Source: http://passouline.blog.lemonde.fr/2010/04/05/socrate-et-sa-bande-banquettent-au-theatre/
(Même si le titre est ambigu, il s'agit bien de Platon.)
Socrate et sa bande banquettent au théâtre
A propos, je ne sais pas si vous l’avez remarqué mais, l’air de rien, Le Banquet vient de faire sa “présentation” à la Comédie-Française. Sans la ramener, en toute discrétion par la petite porte du Studio-Théâtre et non en majesté dans la salle Richelieu, consacrée à l’entrée au répertoire, ou en roulant des mécaniques dans celle du Vieux-Colombier, mais comme il sied à une oeuvre philosophique majeure que l’on ne s’attend pas à retrouver en pièce de théâtre, sauf à avoir été auparavant instruit de sa vraie nature. Disons : sa nature cachée.
Ils ne sont que trois comédiens sur l’étroite scène qui “jouent à être” les différents convives. Thierry Hancisse interrpète quatre rôles (Apollodore, Aristodème, Phèdre, Socrate et Diotime), Pierre-Louis Calixte deux (Eryximaque et Alcibiade) et Serge Bagdassarian deux (Agathon et Aristophane). Pas évident de s’y retrouver dans leurs alternances et pourtant, on s’y retrouve. Le décor est réduit à sa plus simple expression. Tout est dans l’habileté des lumières dont Jacques Vincey a su astucieusement faire profiter sa mise en scène. Le noir de la nuit et le seuil de la porte sont des éléments dramatiques essentiels.

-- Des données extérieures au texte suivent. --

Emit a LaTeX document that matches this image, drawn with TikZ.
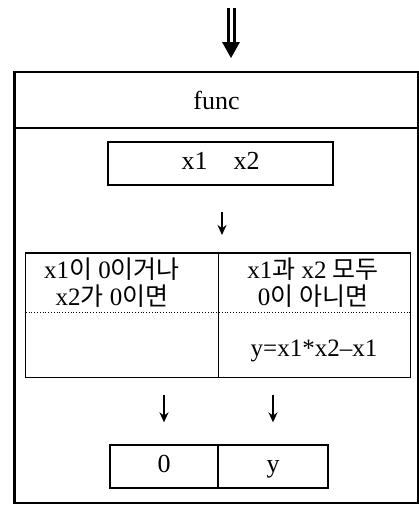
\documentclass[tikz,border=0pt]{standalone}
\usepackage{fontspec}
\setmainfont{Liberation Serif}
\newfontfamily\kr{Noto Sans CJK KR}
\usetikzlibrary{positioning,arrows.meta,calc}

\begin{document}
\begin{tikzpicture}[x=1pt, y=-1pt,
  n/.style={draw, line width=1.3pt, minimum height=43pt, inner sep=0pt, text height=17pt, text depth=5pt, font=\fontsize{26}{30}\selectfont},
  c/.style={inner sep=0pt, align=center, font=\fontsize{25}{27}\selectfont},
  ln/.style={line width=1.3pt},
  e/.style={-{Stealth[length=10pt,width=9pt]}, line width=1.8pt},
  dbl/.style={double, double distance=3pt, line width=3pt}]
  \useasboundingbox (0,0) rectangle (419,506);
  % frame and header
  \node[draw, line width=1.8pt, minimum width=403pt, minimum height=431pt] (frame) at (216.5,287.5) {};
  \draw[line width=3pt] (frame.north west) -- (frame.south west);
  \node[draw, line width=1.8pt, minimum width=403pt, minimum height=56pt, font=\fontsize{26}{30}\selectfont] (fn) at (216.5,100) {func};
  \coordinate (src) at (231,8);
  \coordinate (tip) at (231,58);
  \draw[dbl] (src) -- ($(tip)+(0,-13)$);
  \fill ($(tip)+(-9,-16)$) -- (tip) -- ($(tip)+(9,-16)$) -- cycle;
  % arguments
  \node[n, minimum width=225pt] (args) at (220.5,163.5) {x1\quad x2};
  % condition table
  \coordinate (tbl) at (222,253);
  \node[c, minimum width=192pt, minimum height=60pt] (p1) at (112,283) {x1{\kr 이} 0{\kr 이거나}\\x2{\kr 가} 0{\kr 이면}};
  \node[c, minimum width=192pt, minimum height=60pt] (p2) at (313,283) {x1{\kr 과} x2 {\kr 모두}\\0{\kr 이 아니면}};
  \node[minimum width=192pt, minimum height=64pt] (q1) at (122,345) {};
  \node[minimum width=192pt, minimum height=64pt] (q2) at (314,345) {};
  \node[c] (res) at (314,351) {y=x1*x2--x1};
  \draw[ln] (q1.north west |- tbl) rectangle (q2.south east);
  \draw[ln] (q1.north east |- tbl) -- (q1.south east);
  \draw[dotted, line width=0.8pt] (q1.north west) -- (q2.north east);
  \draw[e, shorten <=26pt, shorten >=18pt] (args.south -| tbl) -- (tbl);
  % results
  \node[n, minimum width=108pt] (o1) at (164,466.5) {0};
  \node[n, minimum width=110pt] (o2) at (273,466.5) {y};
  \draw[e, shorten <=18pt, shorten >=22pt] (o1.north |- q1.south) -- (o1.north);
  \draw[e, shorten <=18pt, shorten >=22pt] (o2.north |- q2.south) -- (o2.north);
\end{tikzpicture}
\end{document}
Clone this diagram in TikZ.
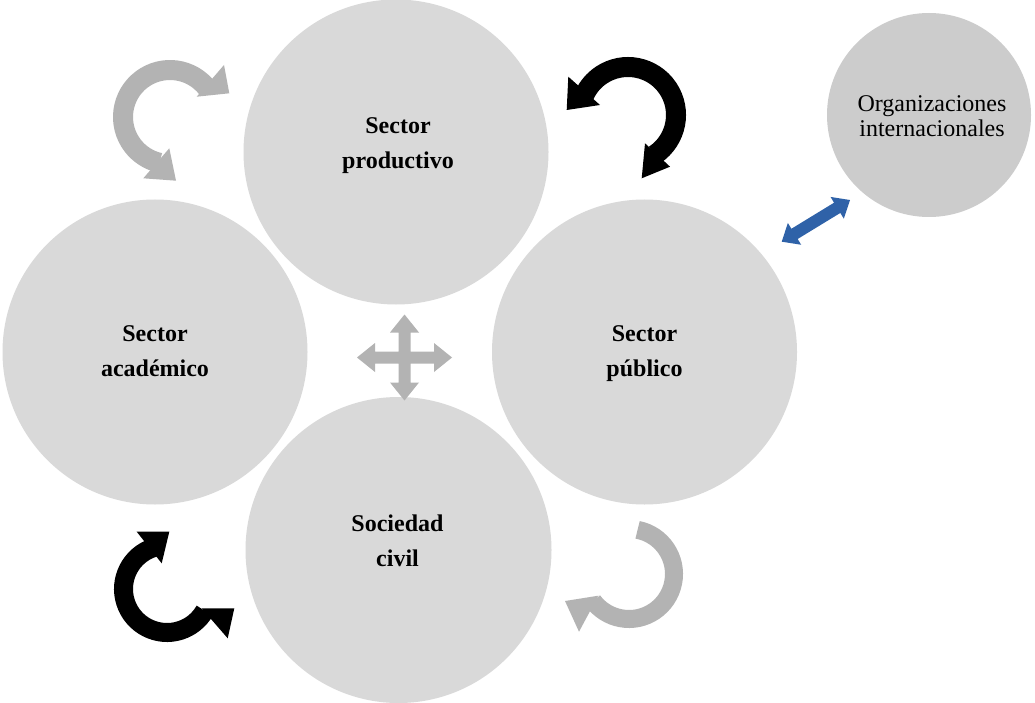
\documentclass[tikz,border=0pt]{standalone}
\usepackage{fontspec}
\setmainfont{Liberation Serif}
\definecolor{circgrey}{HTML}{D9D9D9}
\definecolor{orggrey}{HTML}{CCCCCC}
\definecolor{arrgrey}{HTML}{B3B3B3}
\definecolor{arrblue}{HTML}{2F62A8}
\begin{document}
\begin{tikzpicture}[x=1pt,y=1pt,
  bigcirc/.style={circle, fill=circgrey, draw=none, inner sep=0pt, minimum size=305pt},
  orgcirc/.style={circle, fill=orggrey, draw=none, inner sep=0pt, minimum size=204pt},
  lab/.style={font=\bfseries\fontsize{24}{28}\selectfont, anchor=base, inner sep=0pt, text=black},
  orglab/.style={font=\fontsize{24}{28}\selectfont, anchor=base, inner sep=0pt, text=black},
  bandgrey/.style={draw=arrgrey, line width=20pt},
  bandblack/.style={draw=black, line width=20pt}]
\useasboundingbox (0,0) rectangle (1035,-703);
\fill[white] (0,0) rectangle (1035,-703);

% circles
\node[bigcirc] (prod) at (396,-152) {};
\node[bigcirc] (acad) at (155,-352) {};
\node[bigcirc] (pub) at (644.5,-352) {};
\node[bigcirc, minimum size=306pt] (soc) at (398.5,-550) {};
\node[orgcirc] (org) at (929,-115) {};

% labels
\node[lab] (prodA) at (398,-133.3) {Sector};
\node[lab] (prodB) at (398,-168.3) {productivo};
\node[lab] (acadA) at (155,-341.7) {Sector};
\node[lab] (acadB) at (155,-376.7) {académico};
\node[lab] (pubA) at (644.5,-341.7) {Sector};
\node[lab] (pubB) at (644.5,-376.7) {público};
\node[lab] (socA) at (397.5,-531.7) {Sociedad};
\node[lab] (socB) at (397.5,-566.7) {civil};
\node[orglab] (orgA) at (932,-111.5) {Organizaciones};
\node[orglab] (orgB) at (932,-136.5) {internacionales};

% arrow 1 (grey, top-left, double)
\draw[bandgrey] (170,-117) ++(37:47pt) arc[start angle=37, end angle=257, radius=47pt];
\fill[arrgrey] (196.7,-96.7) -- (224,-65) -- (229.3,-93.3) -- cycle;
\fill[arrgrey] (143.3,-178.3) -- (169.3,-148.3) -- (176,-180.7) -- cycle;

% arrow 2 (black, top-right, double)
\draw[bandblack] (628,-115) ++(-56:48pt) arc[start angle=-56, end angle=155, radius=48pt];
\fill[black] (568.3,-76.7) -- (600,-105) -- (566.7,-110) -- cycle;
\fill[black] (645,-143.3) -- (670,-166.7) -- (641.7,-178.3) -- cycle;

% arrow 3 (black, bottom-left, double)
\draw[bandblack, line width=19pt] (167,-589) ++(108:43.5pt) arc[start angle=108, end angle=330, radius=43.5pt];
\fill[black] (136.7,-531.7) -- (161.7,-563.3) -- (169.3,-531.7) -- cycle;
\fill[black] (201.7,-608.3) -- (227.7,-638.3) -- (234.3,-608.3) -- cycle;

% arrow 4 (grey, bottom-right, single)
\draw[bandgrey, line width=18pt] (629,-574) ++(79:45pt) arc[start angle=79, end angle=-143, radius=45pt];
\fill[arrgrey] (565,-601) -- (598.3,-595.7) -- (579,-631.7) -- cycle;

% four-way arrow
\begin{scope}[shift={(404.5,-357.5)}]
\fill[arrgrey] (0,43) -- (14.5,25) -- (6,25) -- (6,6) -- (29.5,6) -- (29.5,14.5) -- (47.5,0)
  -- (29.5,-14.5) -- (29.5,-6) -- (6,-6) -- (6,-25) -- (14.5,-25) -- (0,-43)
  -- (-14.5,-25) -- (-6,-25) -- (-6,-6) -- (-29.5,-6) -- (-29.5,-14.5) -- (-47.5,0)
  -- (-29.5,14.5) -- (-29.5,6) -- (-6,6) -- (-6,25) -- (-14.5,25) -- cycle;
\end{scope}

% blue double arrow
\begin{scope}[shift={(815.85,-220.85)}, rotate=31.4]
\fill[arrblue] (-40,0) -- (-25,12.75) -- (-25,6) -- (25,6) -- (25,12.75) -- (40,0)
  -- (25,-12.75) -- (25,-6) -- (-25,-6) -- (-25,-12.75) -- cycle;
\end{scope}
\end{tikzpicture}
\end{document}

La mise en abyme n’est pas facile à tenir mais les comédiens manifestent une telle intelligence du texte (traduit du grec par Luc Brisson) que l’ensemble captive sans dérouter. Bien sûr, ce n’est pas l’intégralité du récit ; il a probablement été réduit d’un tiers pour tenir en une heure et trente minutes (on trouvera ici l’argument). N’empêche : on en ressort enchanté comme c’est parfois le cas après une relecture éblouissante longtemps après.
Quel intérêt ? Cette adaptation rend justice à la dimension théâtrale de l’oeuvre, à ce que George Steiner évoque dans sa préface à une récente édition en poche du Banquet (traduction de Paul Vicaire, Les Belles lettres, 174 pages, 9 euros), comme “l’extraordinaire pouvoir dramaturgique de Platon”; il en fait un démiurge égal à Shakespeare. Pour leur part, le metteur en scène Jacques Vincey, et son dramaturge Frédéric Vossier, tiennent que, outre le fait que les dialogues s’y prêtent naturellement, Platon avait conçu son oeuvre “avec les outils du théâtre” pour mieux explorer les liens secrets qui unissent “la visibilité physique du monde sensible et l’invisibilité de la pensée”. Mais il n’y a pas que cela. Contrairement à tant d’autres Grecs, Platon pensait davantage avec l’ouïe qu’avec la vue. Il faut l’entendre pour bien saisir que l’enjeu n’est pas seulement intellectuel mais humain. Soudain, Le Banquet ou De l’amour, oeuvre mythique redécouverte à la Renaissance, n’est plus une abstraction, grâces en soient rendues au théâtre. Outre une sagesse espiègle, on y retrouve le sourire de Socrate dont Nietzsche disait qu’il nuance sa gravité.
Le jour où j’y étais, vers la fin du discours si attendu de Socrate, la sonnerie d’un téléphone portable a retenti. Le fâcheux qui en était la cause ne l’a pas plus interrompue que le comédien ne s’est interrompu. Quelques minutes plus tard, bis repetita. Cette fois, refusant stoïquement de s’affronter à un vulgaire dieu cellulaire, Socrate s’est interrompu et, sans ciller, lregard fixe, en serrant les dents, a intimé au fâcheux :”Répondez !” (jusqu’au 9 mai).